8. Speed 2: Cruise Control (1997)


It's Speed but it's on a boat. Honestly, what else is there to say? Oh yeah, Keanu is nowhere to be found. Instead, this time it's Jason Patric (The Lost Boys) at Sandra Bullock's side. This is a classic example of a sequel gone terribly wrong, except for one thing: Willem Dafoe. Anything Willem Dafoe does is pretty perfect and here, as the villain, he's worth the price of admission.


9. Double Dragon (1994)


Did you even know a Double Dragon movie exists? If not, we can't blame you. It only grossed about $4 million at the box office and that's not a typo. This movie sucks, the script is as cheesy as it comes and the casting makes very little sense. Scott Wolf (Party of Five) plays Billy Lee (the one in the blue suit) and Mark Dacascos, who you might know as the Chairman from Iron Chef America, plays Jimmy Lee (the one in the red suit). It certainly didn't help that the director wanted to make the movie more kid-friendly by leaning into the (seriously bad) humor, rather than, you know, the cool fighting that should be in a Double Dragon movie. Still, for its time, the movie features some pretty good visual effects and, if nothing else, it's always fun to see elements of such a foundational video game in a film.
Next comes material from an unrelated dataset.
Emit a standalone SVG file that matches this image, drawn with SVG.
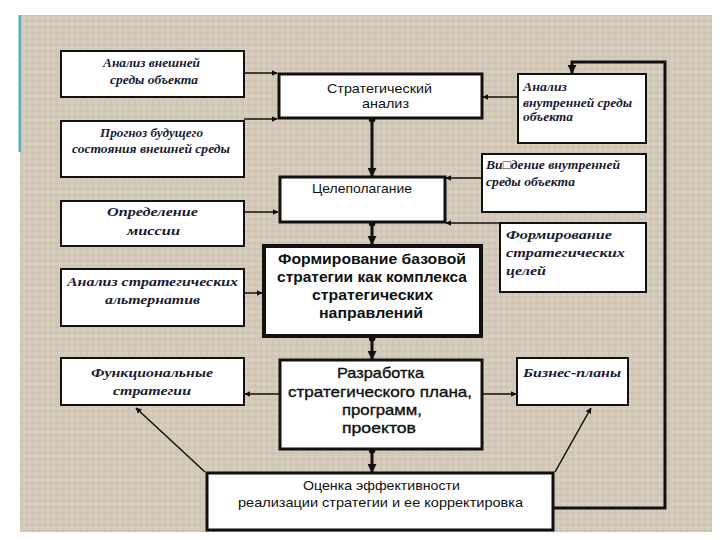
<svg xmlns="http://www.w3.org/2000/svg" width="720" height="540" viewBox="0 0 720 540">
<defs>
<pattern id="tex" width="6" height="6" patternUnits="userSpaceOnUse">
<rect width="6" height="6" fill="#d7cdbc"/>
<path d="M0 3H6M3 0V6" stroke="#cdc2b0" stroke-width="1"/>
</pattern>
<marker id="ah" viewBox="0 0 10 10" refX="9" refY="5" markerWidth="6" markerHeight="6" orient="auto" markerUnits="userSpaceOnUse">
<path d="M0 0L10 5L0 10Z" fill="#111"/>
</marker>
<marker id="ahb" viewBox="0 0 10 10" refX="9" refY="5" markerWidth="9" markerHeight="9" orient="auto" markerUnits="userSpaceOnUse">
<path d="M0 0L10 5L0 10Z" fill="#111"/>
</marker>
<marker id="dot" viewBox="0 0 10 10" refX="5" refY="5" markerWidth="7" markerHeight="7" markerUnits="userSpaceOnUse">
<circle cx="5" cy="5" r="5" fill="#111"/>
</marker>
</defs>
<style>
.side{fill:#fff;stroke:#111;stroke-width:2}
.main{fill:#fff;stroke:#111;stroke-width:3}
.it{font-family:"Liberation Serif","DejaVu Serif",serif;font-style:italic;font-weight:bold;fill:#1a1a33;font-size:12.5px}
.sans{font-family:"Liberation Sans",Arial,sans-serif;fill:#111}
.thin{fill:none;stroke:#111;stroke-width:1.5}
.thick{fill:none;stroke:#111;stroke-width:3}
</style>
<rect x="0" y="0" width="720" height="540" fill="#fff"/>
<rect x="20" y="15" width="692" height="517" fill="url(#tex)"/>
<rect x="18.5" y="15" width="2.5" height="137" fill="#5aaebf"/>

<g id="connectors">
<path class="thin" d="M244 73H277" marker-end="url(#ah)"/>
<path class="thin" d="M244 119H277" marker-end="url(#ah)"/>
<path class="thin" d="M518 97H483" marker-end="url(#ah)"/>
<path class="thick" d="M372 119V176" marker-start="url(#dot)" marker-end="url(#ahb)"/>
<path class="thick" d="M553 508H665V62H572V73" marker-end="url(#ahb)"/>
<path class="thin" d="M482 178H446" marker-end="url(#ah)"/>
<path class="thin" d="M500 223H446" marker-end="url(#ah)"/>
<path class="thin" d="M244 212H278" marker-end="url(#ah)"/>
<path class="thick" d="M372 223V244" marker-start="url(#dot)" marker-end="url(#ahb)"/>
<path class="thin" d="M244 293H262" marker-end="url(#ah)"/>
<path class="thick" d="M372 338V359" marker-start="url(#dot)" marker-end="url(#ahb)"/>
<path class="thin" d="M279 394H245" marker-end="url(#ah)"/>
<path class="thin" d="M482 394H516" marker-end="url(#ah)"/>
<path class="thick" d="M372 450V472" marker-start="url(#dot)" marker-end="url(#ahb)"/>
<path class="thin" d="M205 472L136 408" marker-end="url(#ah)"/>
<path class="thin" d="M555 472L591 408" marker-end="url(#ah)"/>
</g>

<g id="n-vneshn">
<rect class="side" x="61" y="51" width="183" height="46"/>
<text class="it" x="103" y="67" textLength="97" lengthAdjust="spacingAndGlyphs">Анализ внешней</text>
<text class="it" x="110" y="84" textLength="88" lengthAdjust="spacingAndGlyphs">среды объекта</text>
</g>
<g id="n-prognoz">
<rect class="side" x="61" y="121" width="183" height="56"/>
<text class="it" x="100" y="137" textLength="103" lengthAdjust="spacingAndGlyphs">Прогноз будущего</text>
<text class="it" x="72" y="153" textLength="158" lengthAdjust="spacingAndGlyphs">состояния внешней среды</text>
</g>
<g id="n-strat">
<rect class="main" x="279" y="74" width="203" height="44"/>
<text class="sans" font-size="13" x="327" y="93" textLength="105" lengthAdjust="spacingAndGlyphs">Стратегический</text>
<text class="sans" font-size="13" x="362" y="108" textLength="47" lengthAdjust="spacingAndGlyphs">анализ</text>
</g>
<g id="n-vnutr">
<rect class="side" x="518" y="74" width="128" height="69"/>
<text class="it" x="523" y="91" textLength="44" lengthAdjust="spacingAndGlyphs">Анализ</text>
<text class="it" x="523" y="107" textLength="109" lengthAdjust="spacingAndGlyphs">внутренней среды</text>
<text class="it" x="523" y="121" textLength="50" lengthAdjust="spacingAndGlyphs">объекта</text>
</g>
<g id="n-videnie">
<rect class="side" x="482" y="154" width="164" height="58"/>
<text class="it" x="486" y="169" textLength="134" lengthAdjust="spacingAndGlyphs">Ви□дение внутренней</text>
<text class="it" x="486" y="186" textLength="89" lengthAdjust="spacingAndGlyphs">среды объекта</text>
</g>
<g id="n-celepol">
<rect class="main" x="280" y="177" width="165" height="45"/>
<text class="sans" font-size="13" x="312" y="193" textLength="100" lengthAdjust="spacingAndGlyphs">Целеполагание</text>
</g>
<g id="n-missia">
<rect class="side" x="61" y="201" width="183" height="45"/>
<text class="it" font-size="13.5" x="107" y="216" textLength="91" lengthAdjust="spacingAndGlyphs">Определение</text>
<text class="it" font-size="13.5" x="127" y="235" textLength="53" lengthAdjust="spacingAndGlyphs">миссии</text>
</g>
<g id="n-celi">
<rect class="side" x="500" y="223" width="146" height="69"/>
<text class="it" font-size="13" x="506" y="239" textLength="106" lengthAdjust="spacingAndGlyphs">Формирование</text>
<text class="it" font-size="13" x="506" y="257" textLength="119" lengthAdjust="spacingAndGlyphs">стратегических</text>
<text class="it" font-size="13" x="506" y="275" textLength="40" lengthAdjust="spacingAndGlyphs">целей</text>
</g>
<g id="n-bazov">
<rect x="264" y="246" width="217" height="90" fill="#fff" stroke="#111" stroke-width="4"/>
<text class="sans" font-size="15" font-weight="bold" x="278" y="264" textLength="188" lengthAdjust="spacingAndGlyphs">Формирование базовой</text>
<text class="sans" font-size="15" font-weight="bold" x="277" y="282" textLength="190" lengthAdjust="spacingAndGlyphs">стратегии как комплекса</text>
<text class="sans" font-size="15" font-weight="bold" x="312" y="300" textLength="121" lengthAdjust="spacingAndGlyphs">стратегических</text>
<text class="sans" font-size="15" font-weight="bold" x="319" y="318" textLength="104" lengthAdjust="spacingAndGlyphs">направлений</text>
</g>
<g id="n-alt">
<rect class="side" x="61" y="269" width="183" height="57"/>
<text class="it" font-size="13" x="67" y="286" textLength="171" lengthAdjust="spacingAndGlyphs">Анализ стратегических</text>
<text class="it" font-size="13" x="105" y="304" textLength="95" lengthAdjust="spacingAndGlyphs">альтернатив</text>
</g>
<g id="n-funk">
<rect class="side" x="61" y="358" width="183" height="47"/>
<text class="it" font-size="13" x="91" y="377" textLength="122" lengthAdjust="spacingAndGlyphs">Функциональные</text>
<text class="it" font-size="13" x="113" y="395" textLength="78" lengthAdjust="spacingAndGlyphs">стратегии</text>
</g>
<g id="n-razrab">
<rect class="main" x="280" y="360" width="202" height="89"/>
<text class="sans" font-size="15" x="337" y="378" textLength="87" lengthAdjust="spacingAndGlyphs" stroke="#111" stroke-width="0.35">Разработка</text>
<text class="sans" font-size="15" x="288" y="397" textLength="184" lengthAdjust="spacingAndGlyphs" stroke="#111" stroke-width="0.35">стратегического плана,</text>
<text class="sans" font-size="15" x="342" y="415" textLength="80" lengthAdjust="spacingAndGlyphs" stroke="#111" stroke-width="0.35">программ,</text>
<text class="sans" font-size="15" x="342" y="433" textLength="74" lengthAdjust="spacingAndGlyphs" stroke="#111" stroke-width="0.35">проектов</text>
</g>
<g id="n-biznes">
<rect class="side" x="517" y="358" width="111" height="47"/>
<text class="it" font-size="13" x="523" y="377" textLength="98" lengthAdjust="spacingAndGlyphs">Бизнес-планы</text>
</g>
<g id="n-ocenka">
<rect class="main" x="207" y="473" width="346" height="57"/>
<text class="sans" font-size="13" x="303" y="490" textLength="157" lengthAdjust="spacingAndGlyphs">Оценка эффективности</text>
<text class="sans" font-size="13" x="238" y="507" textLength="285" lengthAdjust="spacingAndGlyphs">реализации стратегии и ее корректировка</text>
</g>
</svg>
10. 3 Ninjas: High Noon at Mega Mountain (1998)


It could be argued that all of the 3 Ninjas movies are bad, but none of them hold a candle to the fourth and final film in the franchise. None of the original kids return, it's largely set at a theme park and stars none other than Hulk Hogan. This movie was filmed while Hogan was in the midst of his "Hollywood" run in WCW as a despicable heel and yet, for some reason, he's one of the heroes here--alongside a bunch of kids.


11. Stop! Or My Mom Will Shoot (1992)


Look, you're just going to have to take our word for this one. This is an incredibly stupid movie, but seeing Sylvester Stallone teaming up with Golden Girls star Estelle Getty is an experience everyone needs in their lifetime. So stop dragging your feet and go watch it already.